Well done sir. Problem embraced by the performer and problem experienced by the audience. And while the path of the story was laid out beforehand--after all Ichabod's point of view doesn't change--there was an uncharted, unscripted element to the show. One that wasn't just a fun flourish or something forced upon the audience, but was actually getting to the heart of the matter. It didn't add to the show--it made the show about what Sleepy Hollow is really about--do you believe? and if not, how do you explain what happens? Take out that and what is sleepy hollow is about? A spooky story? Colorful characters? So what? Who cares?

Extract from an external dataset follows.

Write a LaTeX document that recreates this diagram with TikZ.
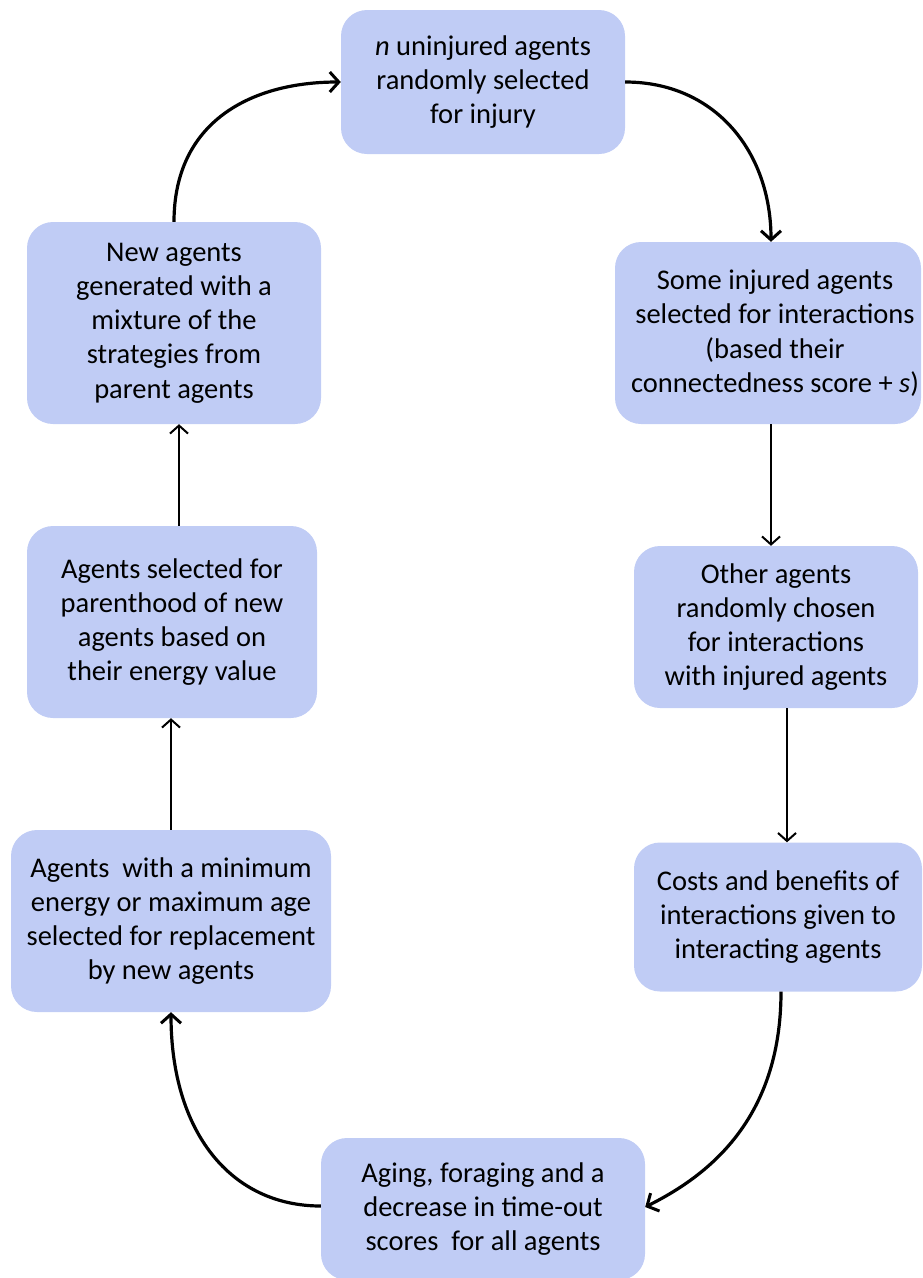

Children's theater. It gets a bad rap I think because it tends to embrace silliness and overacting. Shortcuts.

But I've seen performances where the actors actually embraced the values and circumstances of the play--and it was beautiful and moving. And thought provoking.

It's easy to get away with a lot of shortcuts artistically because children are accepting and easy critics--but that's our fault for not giving them what they deserve.

But maybe that's where we should start looking. Why is normal for someone in a children's musical to do certain things and accept certain things and not okay or normal to do those things in adult theater?

Look at any Shakespeare play in it's original day.

Closer to our traditional theater or to children's theater?

If you got to experience International WOW's production of SURRENDER last fall you know how powerful "playing" can be.

To describe that production would take too long--you can read about it elsewhere. Just google International WOW and Surrender.

Suffice to say it was an immersive, playful, interactive, and powerful experience.

They had you leave everything you brought in behind, dressed you, trained you, played war with you, played Hero comes home with you, Hero dies with you. Mourn the Hero. Struggle with what the Hero has lost. All the time putting you into the experience. Literally. In very smart and non attacking ways.

This is the type of theater that when described to me sounded awful and invasive. If I had read about it beforehand, I might not have gone.

But I loved it.

I am learning like dear old Becket to find a new faith.

An imperfect production ultimately--because at the end they tried to revert to standard "look at this this story/image" theater way too late in game--but a wonderful production nevertheless.

And a production that could NEVER have happened in a proscenium theater.

To go back to MY AWESOME CONVERSATION WITH DAN, it was incredibly inspiring and helpful on many fronts.

But then I brought up the problem of making theater Accessible to everyone--

Well that's when Dan really blew my mind...

BUT I'm going to have to leave you here for a bit.

And since I've been ending these posts with incredibly cheesy quotes/sentences, I think I'll just make that a tradition.

I'm sure you've seen those Levi commercials with voice over quoting Walt Whitman's Pioneers! O Pioneers! poem?

Yep. Looked it up because of a commercial. For blue jeans.

Poem.

Commercial.

Cheese-or-ific!

(Somewhere my father is crying)

Here's part of it, I'll put a link to the whole poem at the end.

Pioneers! O Pioneers!

Come my tan - faced children,

Follow well in order, get your weapons ready,

Have you your pistol? have you your sharp - edged axes?

Pioneers! O pioneers!

For we cannot tarry here,

We must march my darlings, we must bear the brunt of danger,

We the youthful sinewy races, all the rest on us depend,

Pioneers! O pioneers!

O you youths, Western youths,

So impatient, full of action, full of manly pride and friendship,

Plain I see you Western youths, see you tramping with the foremost,

Pioneers! O pioneers!

Have the elder races halted? Do they droop and end their lesson, wearied over there beyond the seas?

We take up the task eternal, and the burden and the lesson,

Pioneers! O pioneers!

All the past we leave behind,

We debouch upon a newer mightier world, varied world,

Fresh and strong the world we seize, world of labor and the march,

Pioneers! O pioneers!

We detachments steady throwing,

Down the edges, through the passes, up the mountains steep,

Conquering, holding, daring, venturing as we go the unknown ways, Pioneers! O pioneers!